My problem is now this: I am attempting to explore the reasons why, nearly a year and a half later, I'm still feeling so frightened and disturbed about that conversation. It's as if the last few months haven't happened; I'm just as - yes, I will use the word: *horrified* as I was when I first heard about it.
Now, don't get me wrong, please... I'm not in any way passing judgement on the way you guys are doing things. On the contrary, I still feel the curiosity and interest in polyamory that I did when I first found out, and in fact I've been awed by the thoughtfulness and respect which has gone into many of your situations to ensure that everyone is completely happy and there is no deceit.

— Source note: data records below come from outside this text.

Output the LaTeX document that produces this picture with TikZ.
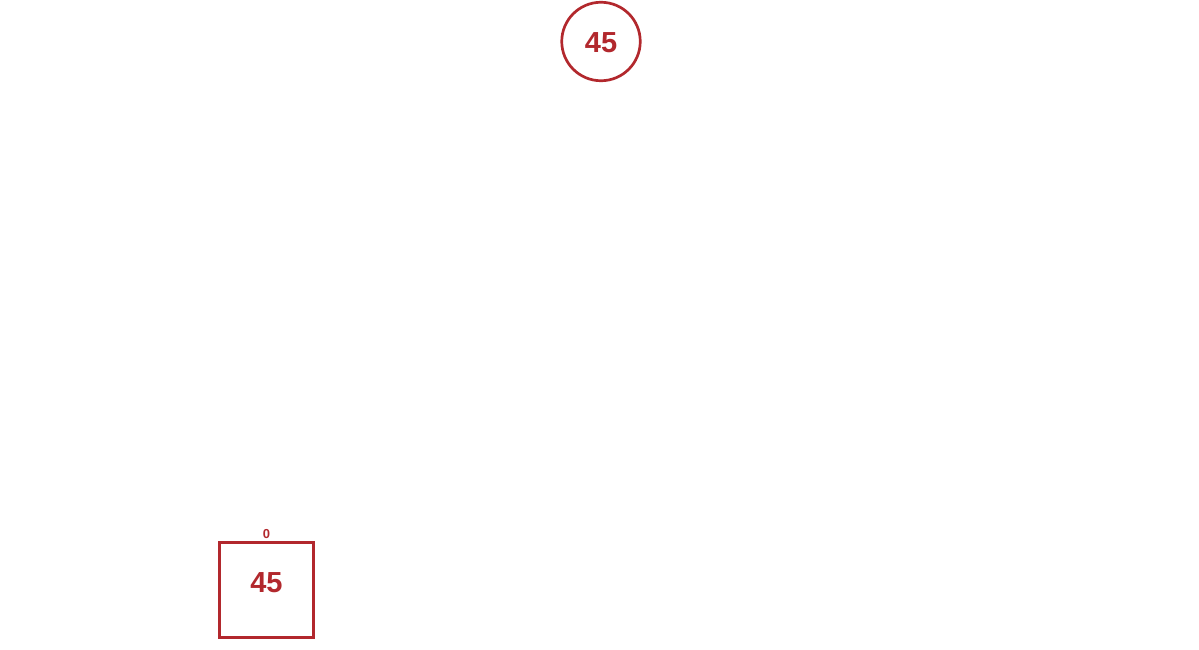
\documentclass[tikz,border=0pt]{standalone}
\usepackage{fontspec}
\setmainfont{Liberation Sans}
\definecolor{nodered}{RGB}{178,40,45}
\begin{document}
\begin{tikzpicture}[x=1pt,y=-1pt,
  ringnode/.style={circle,draw=nodered,line width=2.7pt,minimum size=78.5pt,inner sep=0pt,text=nodered},
  cellnode/.style={rectangle,draw=nodered,line width=2.7pt,minimum size=94.5pt,inner sep=0pt,text=nodered},
  valtext/.style={text=nodered,font=\fontsize{29}{30}\selectfont\bfseries,inner sep=0pt},
  idxtext/.style={text=nodered,font=\fontsize{13}{14}\selectfont\bfseries,inner sep=0pt}]
\useasboundingbox (0,0) rectangle (1199,650);
\node[ringnode] (root) at (601,41.5) {};
\node[valtext] (rootval) at (601,42.5) {45};
\node[cellnode] (cell) at (266.5,590) {};
\node[valtext] (cellval) at (266.5,582.5) {45};
\node[idxtext] (cellidx) at (266.5,534.5) {0};
\end{tikzpicture}
\end{document}
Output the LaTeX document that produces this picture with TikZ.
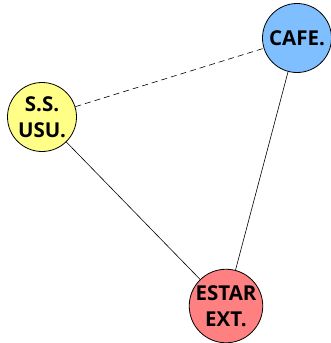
\documentclass[tikz,border=0pt]{standalone}
\usepackage{fontspec}
\setmainfont{Open Sans}
\usepackage{tikz}
\usetikzlibrary{positioning}
\usepackage{xcolor}
\definecolor{cafeblue}{HTML}{80BFFF}
\definecolor{ssyellow}{HTML}{FFFF88}
\definecolor{estarred}{HTML}{FF8080}

\begin{document}
\begin{tikzpicture}[x=1pt,y=-1pt,place/.style={circle,draw=black,line width=0.8pt,minimum size=69pt,inner sep=0pt,align=center,font=\fontsize{20.5}{26}\selectfont\bfseries}]
\useasboundingbox (0,0) rectangle (331,343);
\node[place,fill=cafeblue] (cafe) at (297,38) {CAFE.};
\node[place,fill=ssyellow] (ss) at (42,117) {S.S.\\USU.};
\node[place,fill=estarred] (estar) at (226,306) {ESTAR\\EXT.};
\draw[dashed,line width=0.6pt,dash pattern=on 6pt off 4pt] (ss) -- (cafe);
\draw[line width=0.6pt] (ss) -- (estar);
\draw[line width=0.6pt] (cafe) -- (estar);
\end{tikzpicture}
\end{document}
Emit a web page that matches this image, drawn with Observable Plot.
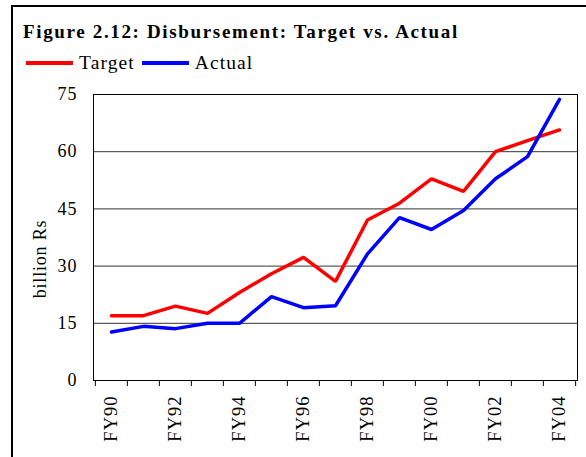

No, the problem is entirely with me, and I hope a couple of you might be able to stay with me while I work this out. The above-mentioned curiosity and interest are entirely to do with Other People - I'm delighted that a group of people can be so fulfilled and happy, with all the pleasures of relationships enhanced by adding further dimensions. The horror and fear come exclusively from the thought that this lifestyle might touch my own life in some way. I feel a little apologetic saying this somewhere like a polyamory forum, but what I want from my relationship is absolute sexual and romantic exclusivity on my own part and also from my partner, and a commitment for it to stay that way. And up to now, I have believed that my partner wants the same as I do. I've believed this because it's been discussed between us. What, therefore, could the problem be?
I have searched my feelings on this, and I may have come up with half an answer, at least, which will lead to some questions. So here goes:-
I think what's worrying me is that I feel I may have, without knowing it, been approached by my partner with a view to possibly opening up our relationship. I know him well enough to know that if he had been thinking about this, he would broach the subject in general terms first (for example, passing on news about a friend's new poly relationship) to gauge my reaction. If that was favourable, he would proceed to more specific discussions about the two of us. In this case, if that is what he was doing, he fell at the first hurdle because of how I reacted. Now, I fear I may never find out if that was what he was leading up to.
What's also crossed my mind is that in telling him about her new relationship and all the details, that SHE might have been hitting on HIM in the same way, whether or not he realised it.
(A third explanation might be that he himself was in fact the boyfriend referred to in her story, and he was trying find a roundabout way to tell me. I think this one is just me being paranoid, but it's out there as a possibility. I've had a long time to think about this, remember!)
I know without any of you having to tell me, that I have to talk to him about this. And I will! Soon! We do have excellent communication, but he has lied in the past, and he has also avoided telling me things that would end up awkward for him. My reason for going on here first is to:-
(a) do some research so I feel ready and know what I'm talking about, and
(b) ask the following questions:-
- How does a polyamorous person go about getting a new partner, whilst remaining completely honest and transparent throughout? Could it possibly be the way I described? The subject is brought up generally first to prepare the way, then a person reveals they are polyamorous, then the relationship can develop on the basis of complete honesty? Am I at least justified in suspecting the possibility this might have happened to me, or does it strike anyone that I'm barking up the wrong tree?
- Doesn't starting a dialogue about the poly lifestyle often result in a "sorry, but I couldn't live that way" ending? Or am I quite unusual?
- Do mono people sometimes end up in a poly or "V" relationship simply so they won't lose the partner they adore?
- If a hitherto mono person spoke to their mono partner about potentially opening up the relationship and got a bad reaction from them, is there any going back? Will that person always have an interest in polyamory from then on, or can things go back to the way they were?
This man is my whole world, and I feel as if I couldn't live without him, yet I know for a fact I would end the relationship rather than agree to share him with anyone else. I know how possessive that sounds - even though I have read a few times on here that poly people have been despised for the way they live their lives, I bet there are a few of you guys thinking that my own attitude to my relationship is pretty despicable too. Reading it back, I'm not sure I wouldn't agree, though I can never, ever change my feelings about it.
So now you all know how mixed up and confused I'm feeling about things - I hope a couple of you will be able to offer some answers to my questions. There is a lovely atmosphere on this forum, of tolerance, acceptance, friendship and good plain common sense. I admire you all so much - you are such good people to let love rule, rather than sexual jealousy and possessiveness. Thank you for reading this.